The kernel “short circuit” patches allow us, at the time a file system is mounted, to specify that certain operations will become no ops. We can very easily isolate kernel modules of interest and closely measure their impact on performance with FTQ-IO.

We will collaborate and consult with the Linux NFS, kernel, and network researchers at Network Appliance, Open Grid Computing, University of Michigan, Ohio State University, and the Open Fabrics Alliance, HP, and IBM in designing, testing, and building community support for changes to the Linux NFS that will enable open-source systems to achieve high streaming write throughput in HPC applications. We propose to study the new algorithms  on HPC clusters not commonly available in the NFS and kernel developer communities, to demonstrate changes to the NFS implementation to remove the bottleneck in NFS writes, and to build community advocacy for having these HPC-favorable changes migrated into the Linux mainstream.

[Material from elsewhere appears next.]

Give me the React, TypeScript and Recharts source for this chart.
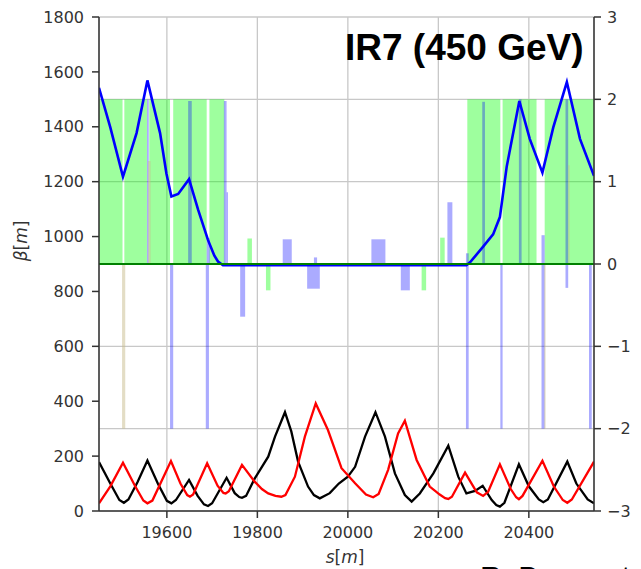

3.3 Technical Risk and Likelihood of Success:

There are two principal technical risks. The first risk is uncertainty in the depth of changes needed, if any, to the Linux VFS and VMM subsystems in order to support efficient streaming writes from an improved NFS client. The VMM affects all other subsystems and applications, so any change to it must be carefully tested. Our risk mitigation strategy is to implement the 9P RDMA as the Object Storage Device protocol.

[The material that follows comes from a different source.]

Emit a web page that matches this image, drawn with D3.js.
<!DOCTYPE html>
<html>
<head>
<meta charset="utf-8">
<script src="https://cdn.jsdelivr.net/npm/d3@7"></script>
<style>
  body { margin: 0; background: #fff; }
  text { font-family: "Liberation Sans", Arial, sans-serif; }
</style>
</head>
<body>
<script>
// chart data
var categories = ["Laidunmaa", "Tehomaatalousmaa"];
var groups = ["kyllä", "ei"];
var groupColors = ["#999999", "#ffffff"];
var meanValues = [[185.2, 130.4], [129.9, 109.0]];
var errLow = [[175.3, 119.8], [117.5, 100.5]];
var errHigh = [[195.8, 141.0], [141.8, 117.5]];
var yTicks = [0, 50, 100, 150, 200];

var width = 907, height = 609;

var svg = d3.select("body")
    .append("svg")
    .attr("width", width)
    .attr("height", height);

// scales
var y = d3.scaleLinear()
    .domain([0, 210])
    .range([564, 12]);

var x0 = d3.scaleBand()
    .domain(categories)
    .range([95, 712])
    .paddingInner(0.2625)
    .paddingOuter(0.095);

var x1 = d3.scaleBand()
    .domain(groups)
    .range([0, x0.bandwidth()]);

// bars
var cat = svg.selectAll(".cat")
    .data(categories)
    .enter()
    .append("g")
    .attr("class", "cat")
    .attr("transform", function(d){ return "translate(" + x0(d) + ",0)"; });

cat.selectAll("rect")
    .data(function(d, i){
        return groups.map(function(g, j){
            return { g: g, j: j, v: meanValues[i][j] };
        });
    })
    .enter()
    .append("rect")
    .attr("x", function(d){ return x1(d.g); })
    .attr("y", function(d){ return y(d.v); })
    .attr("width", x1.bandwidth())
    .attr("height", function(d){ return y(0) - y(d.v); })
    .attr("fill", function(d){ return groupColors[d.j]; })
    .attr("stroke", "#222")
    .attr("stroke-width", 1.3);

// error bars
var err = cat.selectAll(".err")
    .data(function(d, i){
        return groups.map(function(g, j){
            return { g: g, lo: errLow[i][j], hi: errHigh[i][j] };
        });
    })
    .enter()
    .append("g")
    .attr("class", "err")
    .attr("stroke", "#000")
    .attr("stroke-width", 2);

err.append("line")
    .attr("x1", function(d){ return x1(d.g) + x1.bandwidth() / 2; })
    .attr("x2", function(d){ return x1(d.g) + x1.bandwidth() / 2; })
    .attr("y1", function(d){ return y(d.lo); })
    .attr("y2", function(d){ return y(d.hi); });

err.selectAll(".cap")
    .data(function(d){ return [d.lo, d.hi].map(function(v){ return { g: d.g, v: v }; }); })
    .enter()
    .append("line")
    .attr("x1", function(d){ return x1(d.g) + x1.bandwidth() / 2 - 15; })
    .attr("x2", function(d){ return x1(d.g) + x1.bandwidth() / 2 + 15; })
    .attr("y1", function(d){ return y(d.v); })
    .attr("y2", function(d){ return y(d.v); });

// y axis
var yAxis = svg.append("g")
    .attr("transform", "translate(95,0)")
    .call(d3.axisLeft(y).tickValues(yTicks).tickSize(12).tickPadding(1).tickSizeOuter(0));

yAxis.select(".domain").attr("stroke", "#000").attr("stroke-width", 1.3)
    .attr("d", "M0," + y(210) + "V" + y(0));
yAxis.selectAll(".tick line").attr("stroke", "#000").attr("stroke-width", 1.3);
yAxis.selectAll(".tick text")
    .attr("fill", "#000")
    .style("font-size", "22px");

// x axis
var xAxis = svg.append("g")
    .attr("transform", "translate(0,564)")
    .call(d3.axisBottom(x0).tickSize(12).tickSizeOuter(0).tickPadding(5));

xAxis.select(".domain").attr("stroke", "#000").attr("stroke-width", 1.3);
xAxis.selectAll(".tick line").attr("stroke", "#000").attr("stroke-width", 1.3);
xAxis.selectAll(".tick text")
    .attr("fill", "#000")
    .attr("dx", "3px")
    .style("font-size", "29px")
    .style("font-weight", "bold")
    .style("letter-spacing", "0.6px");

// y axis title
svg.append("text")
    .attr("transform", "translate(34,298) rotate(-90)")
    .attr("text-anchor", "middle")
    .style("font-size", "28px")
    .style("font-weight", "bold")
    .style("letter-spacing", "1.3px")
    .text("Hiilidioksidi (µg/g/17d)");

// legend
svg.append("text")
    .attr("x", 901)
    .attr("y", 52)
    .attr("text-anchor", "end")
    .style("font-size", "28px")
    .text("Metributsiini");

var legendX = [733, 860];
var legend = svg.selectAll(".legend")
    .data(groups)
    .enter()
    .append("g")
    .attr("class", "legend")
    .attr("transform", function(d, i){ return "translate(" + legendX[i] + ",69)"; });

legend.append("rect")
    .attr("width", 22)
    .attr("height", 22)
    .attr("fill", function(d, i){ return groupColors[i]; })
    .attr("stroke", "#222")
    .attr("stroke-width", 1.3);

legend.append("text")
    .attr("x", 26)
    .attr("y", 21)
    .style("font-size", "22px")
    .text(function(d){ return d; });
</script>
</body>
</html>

The second risk is Linux community acceptance. Our optimizations must deliver acceptable performance to both desktop and HPC servers of Linux NFS. Even with excellent technical work, however, human factors beyond the scope of this work may lead to lack of community acceptance. In this case we will still have an open-source solution for NFS streaming write performance, but the long term maintenance of the resulting Linux NFS will not be leveraging community

3.4 Unusual Budget Items (if any):


   4. Strategic Alignment and Potential Benefit

4.1 Relevance to Missions:

Our work is critical to scaling future ASC’s scientific simulations and produce robust, prompt results. The continuation of filesystem performance gains made possible by pNFS within Linux is dependent on resolving this roadblock. While pNFS over RDMA greatly increased file I/O bandwidth, it has also exposed a serious flaw in the client side caching protocol for file writes. This bottleneck will only become more apparent, and critical, in the near term for Petascale HPC systems. Because of the huge amounts of data that large numbers of processors generate, file I/O is quickly reaching it limits. Resolution of this roadblock would allow file I/O writes to scale for the large ASC systems and Office of Science systems already in development. Another major benefit of this work is to greatly reduce the intrusion on the client by complex and expensive proprietary solutions. With our work implemented in the Linux kernel, we will have much more influence over filesystem I/O. Another benefit is that the further expertise developed by team members will enable further funding solicitations via SCADA from NSF and companies such as Network Appliance and IBM whose future performance is based on success of this type of research.

4.2 Communication of Results:

We will publish our research, as milestones are met, in peer reviewed journals, conference proceedings and Sandia Reports. Supercomputing, IPDPS, FAST, and the IEEE/Goddard conference are all peer-reviewed and likely places we would find welcome arms. We will also work closely with Center for Information Technology and Integration (CITI) at the University of Michigan to transfer our results to the mainstream Linux community. As milestones are completed, code will be submitted to the Linux kernel tree utilizing the established University of Michigan’s ties.